PROMPT => Copy each line exactly. Drop every picture.

[BEGIN]

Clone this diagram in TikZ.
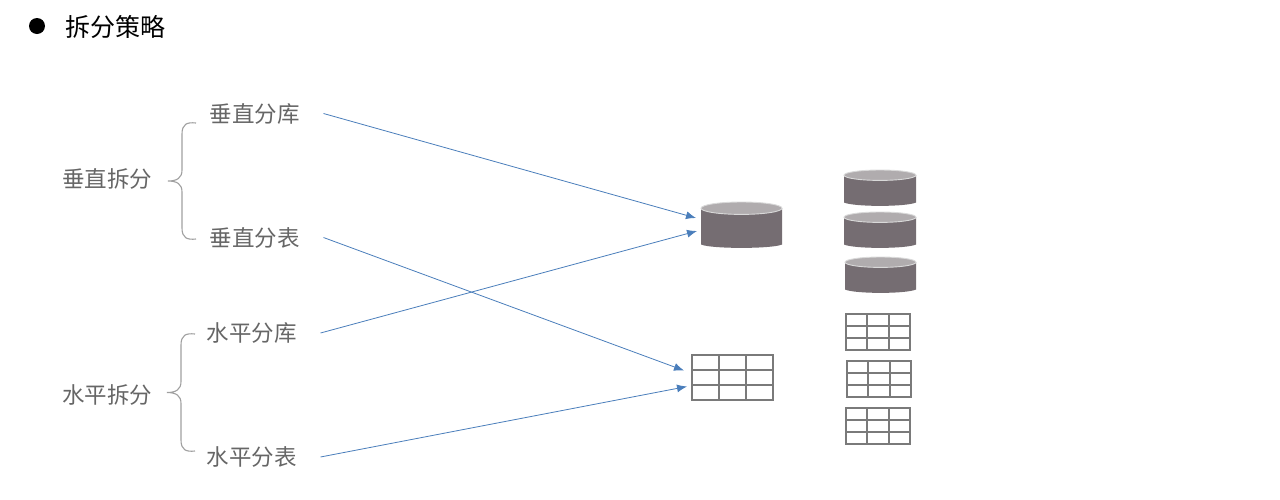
\documentclass[tikz,border=0pt]{standalone}
\usepackage{fontspec}
\setmainfont{Noto Sans CJK SC}
\usepackage{xcolor}
\usetikzlibrary{arrows.meta,calc}
\definecolor{flowblue}{HTML}{4A7EBB}
\definecolor{labelgray}{HTML}{666666}
\definecolor{diskbody}{HTML}{756D72}
\definecolor{disktop}{HTML}{B0ACAE}
\definecolor{gridgray}{HTML}{7A7A7A}
\tikzset{
  lbl/.style={text=labelgray,font=\fontsize{22.5}{24}\selectfont,inner sep=0pt,outer xsep=24pt},
  grouplbl/.style={text=labelgray,font=\fontsize{22.5}{24}\selectfont,inner sep=0pt},
  flow/.style={-{Latex[length=10pt,width=8pt]},flowblue,line width=0.8pt},
  bracket/.style={draw=gray!75,line width=1.1pt},
  tablebox/.style={draw=gridgray,line width=2pt,inner sep=0pt,
    path picture={
      \foreach \i in {1,2}{
        \draw[gridgray,line width=2pt] ($(path picture bounding box.south west)!\i/3!(path picture bounding box.south east)$) -- ($(path picture bounding box.north west)!\i/3!(path picture bounding box.north east)$);
        \draw[gridgray,line width=2pt] ($(path picture bounding box.south west)!\i/3!(path picture bounding box.north west)$) -- ($(path picture bounding box.south east)!\i/3!(path picture bounding box.north east)$);
      }
    }},
}
\begin{document}
\begin{tikzpicture}[x=1pt,y=-1pt]
  \useasboundingbox (0,0) rectangle (1280,499);
  % title
  \node[circle,fill=black,minimum size=16pt,inner sep=0pt] (dot) at (37,26) {};
  \node[font=\fontsize{25}{27}\selectfont,inner sep=0pt,anchor=west] (title) at (65,27) {拆分策略};
  % labels
  \node[grouplbl] (vsplit) at (107,178.5) {垂直拆分};
  \node[grouplbl] (hsplit) at (107,395) {水平拆分};
  \node[lbl] (vdb) at (254.5,113.5) {垂直分库};
  \node[lbl] (vtb) at (254.5,237.5) {垂直分表};
  \node[lbl] (hdb) at (251.5,333) {水平分库};
  \node[lbl] (htb) at (251.5,457) {水平分表};
  % braces
  \foreach \bx/\by/\hh in {182/181/58,181/392.5/58.5}{
    \draw[bracket] (\bx+14,\by-\hh) .. controls (\bx+5,\by-\hh-1) and (\bx,\by-\hh+1) .. (\bx,\by-\hh+11)
      -- (\bx,\by-11) .. controls (\bx,\by-3) and (\bx-5,\by) .. (\bx-14,\by)
      .. controls (\bx-5,\by) and (\bx,\by+3) .. (\bx,\by+11)
      -- (\bx,\by+\hh-11) .. controls (\bx,\by+\hh-1) and (\bx+5,\by+\hh+1) .. (\bx+14,\by+\hh);
  }
  % disks: centre x, half width, top, bottom, top radius
  \foreach \cx/\rx/\yt/\yb/\ry in {741.5/40.5/202/248/6.2,880/36/170/206/5.2,880/36/212/248/5.2,880.5/35.5/257/293/5.2}{
    \fill[diskbody] (\cx-\rx,\yt+\ry) -- (\cx-\rx,\yb-3.5) .. controls (\cx-\rx+10,\yb+1) and (\cx+\rx-10,\yb+1) .. (\cx+\rx,\yb-3.5) -- (\cx+\rx,\yt+\ry) -- cycle;
    \draw[gray!30,fill=disktop,line width=0.9pt] (\cx,\yt+\ry) ellipse [x radius=\rx,y radius=\ry];
  }
  % tables
  \node[tablebox,minimum width=81pt,minimum height=45pt] (bigtable) at (732,377.5) {};
  \node[tablebox,minimum width=64pt,minimum height=36pt] (tablea) at (878,331.5) {};
  \node[tablebox,minimum width=64pt,minimum height=36pt] (tableb) at (879,378.5) {};
  \node[tablebox,minimum width=64pt,minimum height=36pt] (tablec) at (878,426) {};
  % arrows
  \coordinate (diskina) at (696,218);
  \coordinate (diskinb) at (697,231);
  \coordinate (tableina) at (684,370.5);
  \coordinate (tableinb) at (687,386.5);
  \draw[flow] (vdb.east) -- (diskina);
  \draw[flow] (vtb.east) -- (tableina);
  \draw[flow] (hdb.east) -- (diskinb);
  \draw[flow] (htb.east) -- (tableinb);
\end{tikzpicture}
\end{document}
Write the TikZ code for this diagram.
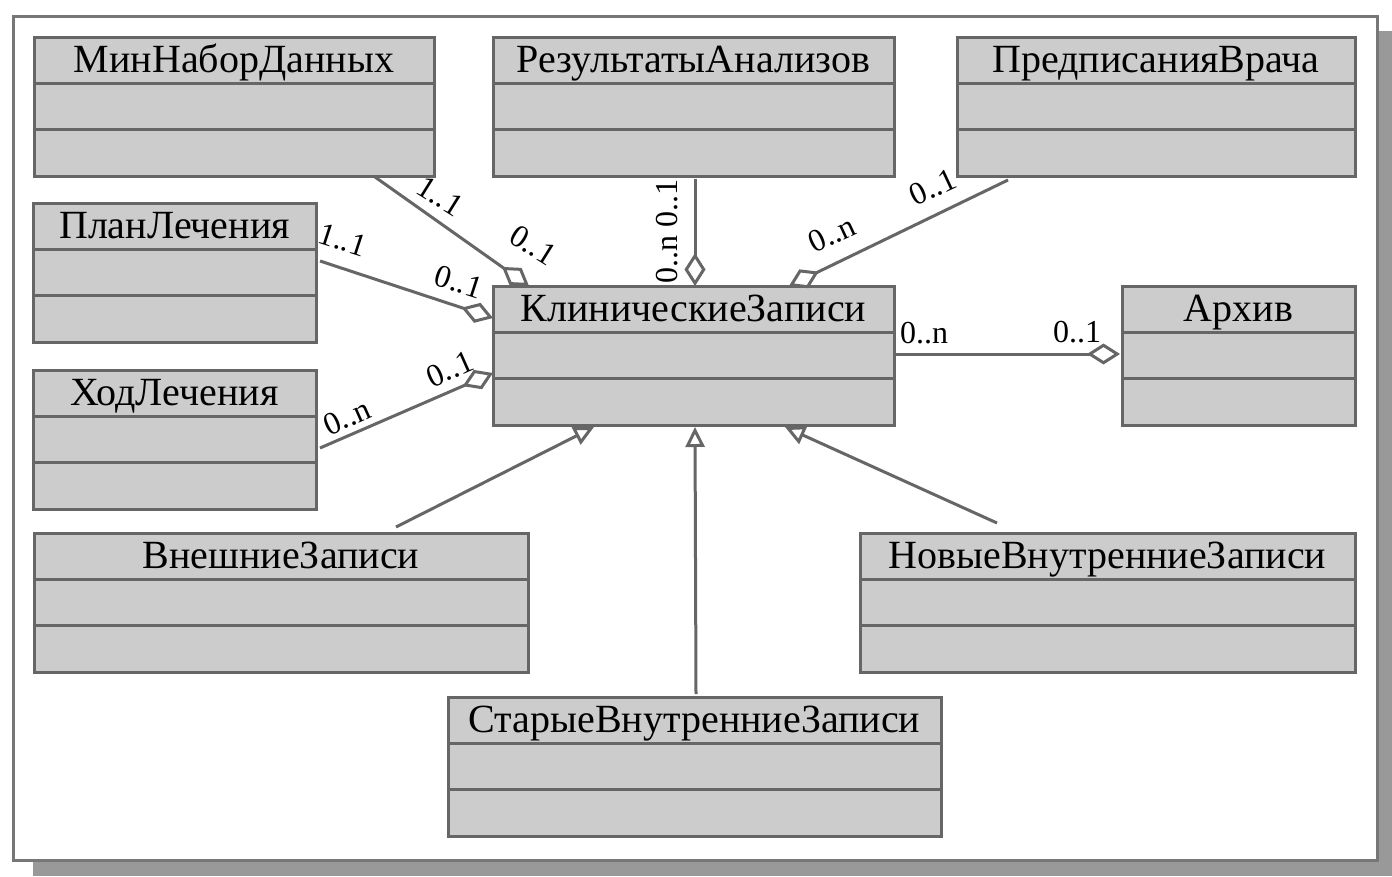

[END]

TASK RESULT =>
Clone this diagram in TikZ.
\documentclass[tikz,border=0pt]{standalone}
\usepackage{fontspec}
\setmainfont{Noto Sans CJK SC}
\usepackage{xcolor}
\usetikzlibrary{arrows.meta,calc}
\definecolor{flowblue}{HTML}{4A7EBB}
\definecolor{labelgray}{HTML}{666666}
\definecolor{diskbody}{HTML}{756D72}
\definecolor{disktop}{HTML}{B0ACAE}
\definecolor{gridgray}{HTML}{7A7A7A}
\tikzset{
  lbl/.style={text=labelgray,font=\fontsize{22.5}{24}\selectfont,inner sep=0pt,outer xsep=24pt},
  grouplbl/.style={text=labelgray,font=\fontsize{22.5}{24}\selectfont,inner sep=0pt},
  flow/.style={-{Latex[length=10pt,width=8pt]},flowblue,line width=0.8pt},
  bracket/.style={draw=gray!75,line width=1.1pt},
  tablebox/.style={draw=gridgray,line width=2pt,inner sep=0pt,
    path picture={
      \foreach \i in {1,2}{
        \draw[gridgray,line width=2pt] ($(path picture bounding box.south west)!\i/3!(path picture bounding box.south east)$) -- ($(path picture bounding box.north west)!\i/3!(path picture bounding box.north east)$);
        \draw[gridgray,line width=2pt] ($(path picture bounding box.south west)!\i/3!(path picture bounding box.north west)$) -- ($(path picture bounding box.south east)!\i/3!(path picture bounding box.north east)$);
      }
    }},
}
\begin{document}
\begin{tikzpicture}[x=1pt,y=-1pt]
  \useasboundingbox (0,0) rectangle (1280,499);
  % title
  \node[circle,fill=black,minimum size=16pt,inner sep=0pt] (dot) at (37,26) {};
  \node[font=\fontsize{25}{27}\selectfont,inner sep=0pt,anchor=west] (title) at (65,27) {拆分策略};
  % labels
  \node[grouplbl] (vsplit) at (107,178.5) {垂直拆分};
  \node[grouplbl] (hsplit) at (107,395) {水平拆分};
  \node[lbl] (vdb) at (254.5,113.5) {垂直分库};
  \node[lbl] (vtb) at (254.5,237.5) {垂直分表};
  \node[lbl] (hdb) at (251.5,333) {水平分库};
  \node[lbl] (htb) at (251.5,457) {水平分表};
  % braces
  \foreach \bx/\by/\hh in {182/181/58,181/392.5/58.5}{
    \draw[bracket] (\bx+14,\by-\hh) .. controls (\bx+5,\by-\hh-1) and (\bx,\by-\hh+1) .. (\bx,\by-\hh+11)
      -- (\bx,\by-11) .. controls (\bx,\by-3) and (\bx-5,\by) .. (\bx-14,\by)
      .. controls (\bx-5,\by) and (\bx,\by+3) .. (\bx,\by+11)
      -- (\bx,\by+\hh-11) .. controls (\bx,\by+\hh-1) and (\bx+5,\by+\hh+1) .. (\bx+14,\by+\hh);
  }
  % disks: centre x, half width, top, bottom, top radius
  \foreach \cx/\rx/\yt/\yb/\ry in {741.5/40.5/202/248/6.2,880/36/170/206/5.2,880/36/212/248/5.2,880.5/35.5/257/293/5.2}{
    \fill[diskbody] (\cx-\rx,\yt+\ry) -- (\cx-\rx,\yb-3.5) .. controls (\cx-\rx+10,\yb+1) and (\cx+\rx-10,\yb+1) .. (\cx+\rx,\yb-3.5) -- (\cx+\rx,\yt+\ry) -- cycle;
    \draw[gray!30,fill=disktop,line width=0.9pt] (\cx,\yt+\ry) ellipse [x radius=\rx,y radius=\ry];
  }
  % tables
  \node[tablebox,minimum width=81pt,minimum height=45pt] (bigtable) at (732,377.5) {};
  \node[tablebox,minimum width=64pt,minimum height=36pt] (tablea) at (878,331.5) {};
  \node[tablebox,minimum width=64pt,minimum height=36pt] (tableb) at (879,378.5) {};
  \node[tablebox,minimum width=64pt,minimum height=36pt] (tablec) at (878,426) {};
  % arrows
  \coordinate (diskina) at (696,218);
  \coordinate (diskinb) at (697,231);
  \coordinate (tableina) at (684,370.5);
  \coordinate (tableinb) at (687,386.5);
  \draw[flow] (vdb.east) -- (diskina);
  \draw[flow] (vtb.east) -- (tableina);
  \draw[flow] (hdb.east) -- (diskinb);
  \draw[flow] (htb.east) -- (tableinb);
\end{tikzpicture}
\end{document}
Write the TikZ code for this diagram.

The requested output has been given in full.